Matthias W. ist ein schöpferischer Mensch: Freimütig erzählt er uns, wie er in den eigenen vier Wänden oft ein zweites oder drittes Mal schöpft, bevor er sich satt vom Tisch erhebt. Esse er aber in Gaststätten, sei sein Verhalten ganz anders: Da sei er oft schon beim ersten Teller überfordert und lasse Resten zurück. Er sucht nun nach «einer befriedigenden Antwort» auf dieses Phänomen, «obwohl ich nicht im Kanton Bern wohne, sondern im freiburgischen Murten».

Klären wir erstens das Historische. Es ist aus bernischer Perspektive verständlich, dass der Murtner Matthias W. unter einem latenten Minderwertigkeitsgefühl leidet. Immerhin hatte die Berner Obrigkeit das hübsche Zähringerstädtchen im Jahr siebzehnhundertsowieso kaltherzig den einmarschierenden Franzosen überlassen. Und derart vom Berner Mutz im Stich gelassen, wurde Murten 1803 dem Kanton Freiburg zugeschlagen. Es ist natürlich die freie, persönliche Entscheidung jedes heutigen Murtners, immer noch an dieser Geschichte zu leiden. Wir schlagen Herrn W. trotzdem vor, sich künftig nicht mehr für die Tatsache zu entschuldigen, Murtner und nicht Berner zu sein.

Zweitens. Die identitätsmässige Zerrissenheit führt bei Herrn W. offensichtlich dazu, dass er chronisch nur überteuerte und schlechte Beizen besucht, wo er dann den mikrowellenerwärmten Convenience-Food samt der welken Deko-Petersilie lustlos beiseite schiebt. Wie bei allen schlecht vernarbten historischen Verletzungen ist es schliesslich auch bei Herrn W. so, dass dann alles, was im Mikrokosmos der eigenen Küche zubereitet wird, als heimatstiftender Genuss erlebt wird: Hier lebe ich, hier esse ich, hier schmeckt es mir.
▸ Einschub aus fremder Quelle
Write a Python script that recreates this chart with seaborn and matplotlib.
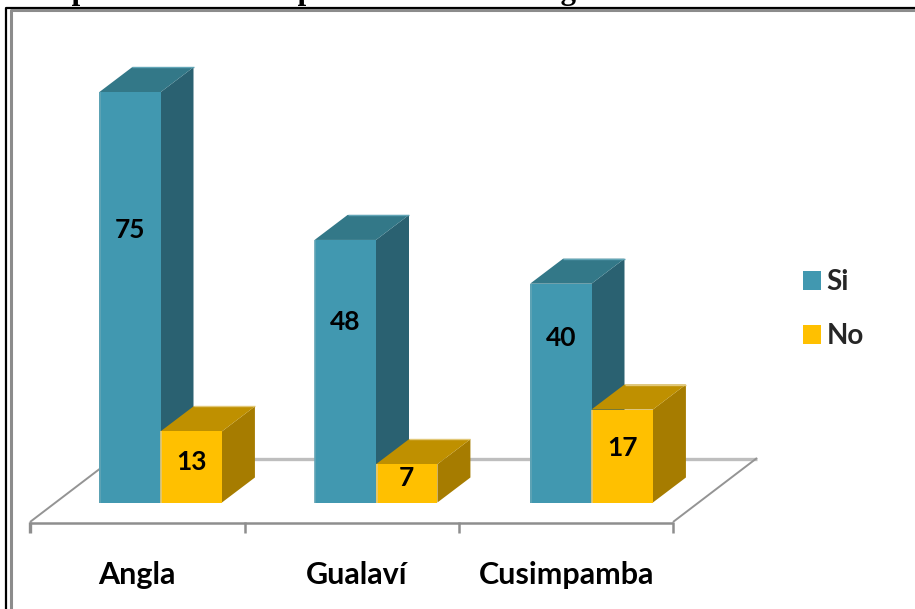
import matplotlib
matplotlib.use("Agg")
import matplotlib.pyplot as plt
from matplotlib.patches import Polygon
from matplotlib.transforms import Affine2D
import pandas as pd
import seaborn as sns

# Survey counts per community
communities = ["Angla", "Gualaví", "Cusimpamba"]
answers = ["Si", "No"]
si_counts = [75, 48, 40]
no_counts = [13, 7, 17]
heading = "Compromisos con las prácticas de las mingas"

FRONT = {"Si": "#4198B0", "No": "#FFC000"}
TOP = {"Si": "#337888", "No": "#BF9000"}
SIDE = {"Si": "#2A6171", "No": "#A67C00"}
EDGE = {"Si": "#62A5B6", "No": "#E2C878"}
W, H = 915, 609
BASE_PX, PX_PER_UNIT = 502.5, 5.47
FIRST_PX, STEP_PX = 160.5, 215.5
DEPTH_X, DEPTH_Y = 33, 25

df = pd.DataFrame({
    "community": communities * 2,
    "answer": ["Si"] * 3 + ["No"] * 3,
    "count": si_counts + no_counts,
})

sns.set_theme(style="white")
plt.rcParams["font.family"] = ["Lato", "DejaVu Sans"]

fig = plt.figure(figsize=(W / 100, H / 100), dpi=100, facecolor="white")
ax = fig.add_axes([0, 0, 1, 1])
sns.barplot(data=df, x="community", y="count", hue="answer", order=communities,
            hue_order=answers, palette=FRONT, width=0.57, saturation=1,
            linewidth=0, ax=ax)
ax.set_xlim(-FIRST_PX / STEP_PX, (W - FIRST_PX) / STEP_PX)
ax.set_ylim((BASE_PX - H) / PX_PER_UNIT, BASE_PX / PX_PER_UNIT)
ax.axis("off")

# Screen-pixel coordinates for the floor and the frame
px = Affine2D().scale(1 / W, -1 / H).translate(0, 1) + fig.transFigure


def px_line(xs, ys, color, lw, z=1, cap="butt"):
    ax.plot(xs, ys, color=color, lw=lw, transform=px, zorder=z,
            solid_capstyle=cap, clip_on=False)


# Outer frame: black rule with a grey rule inside it
px_line([6, 6, W], [H, 8, 8], "black", 1.6, z=8)
px_line([10.5, 10.5, W], [H, 10, 10], "#8C8C8C", 2.2, z=8)

# Floor of the 3D scene
px_line([114, 757], [458.5, 458.5], "#BEBEBE", 2.4)
px_line([30, 114], [522, 458], "#949494", 1.4)
px_line([673, 757], [522, 458], "#949494", 1.4)
px_line([29, 673], [522.5, 522.5], "#8E8E8E", 1.8)
for tick_x, tick_w in zip([30, 245, 459, 673], [2.4, 1.8, 1.8, 1.8]):
    px_line([tick_x, tick_x], [522, 532.5], "#8E8E8E", tick_w)

# Extrude each front face into a box and write its value on it
dx = DEPTH_X / STEP_PX
dy = DEPTH_Y / PX_PER_UNIT
label_rise = {"Si": [273, 181, 165], "No": [40, 24, 54]}
for level, (answer, container) in enumerate(zip(answers, ax.containers)):
    base_z = 3 + 3 * level
    for rise, bar in zip(label_rise[answer], container):
        x0, x1 = bar.get_x(), bar.get_x() + bar.get_width()
        top = bar.get_height()
        bar.set_zorder(base_z + 2)
        ax.add_patch(Polygon([(x1, 0), (x1 + dx, dy), (x1 + dx, top + dy), (x1, top)],
                             closed=True, fc=SIDE[answer], ec="none", zorder=base_z))
        ax.add_patch(Polygon([(x0, top), (x0 + dx, top + dy), (x1 + dx, top + dy), (x1, top)],
                             closed=True, fc=TOP[answer], ec="none", zorder=base_z + 1))
        # Soft highlights along the left edge and the back of the lid
        ax.plot([x0 + 0.003, x0 + 0.003], [0, top], color=EDGE[answer], lw=1.2,
                zorder=base_z + 2.5, solid_capstyle="butt")
        ax.plot([x0 + dx, x1 + dx], [top + dy, top + dy], color=EDGE[answer], lw=1.0,
                zorder=base_z + 1.5, solid_capstyle="butt")
        ax.text((x0 + x1) / 2, rise / PX_PER_UNIT, f"{top:.0f}", ha="center", va="center",
                fontsize=19, fontweight="bold", color="black", zorder=12)

# Community names sit under the front edge of the floor
name_nudge = [-23.5, -19, -24.5]
for i, (name, nudge) in enumerate(zip(communities, name_nudge)):
    ax.text(i + nudge / STEP_PX, (BASE_PX - 584) / PX_PER_UNIT, name, ha="center", va="baseline",
            fontsize=22, fontweight="bold", color="black")

handles, labels = ax.get_legend_handles_labels()
ax.legend(handles, labels, loc="upper left", bbox_to_anchor=(803 / W, 1 - 269 / H),
          bbox_transform=fig.transFigure, frameon=False,
          handlelength=0.65, handleheight=0.65, handletextpad=0.2,
          labelspacing=1.02, borderpad=0, borderaxespad=0,
          prop={"weight": "bold", "size": 20})

# Heading running off the top edge
fig.text(8 / W, 1 + 0.5 / H, heading, family=["Liberation Serif"], fontweight="bold",
         fontsize=22.3, ha="left", va="baseline", color="black")

fig.savefig("out.png", dpi=100)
Quasi Hausmannskost als Bollwerk gegen die historische Ungerechtigkeit.

Es gibt freilich noch die Variante, dass im Haushalt von Herrn Matthias W. schlicht und einfach viel besser gekocht wird als in allen Beizen in seinem Umfeld. Dann muss sich die Askforce aber fragen, warum er uns Fragen serviert statt eines seiner Menüs.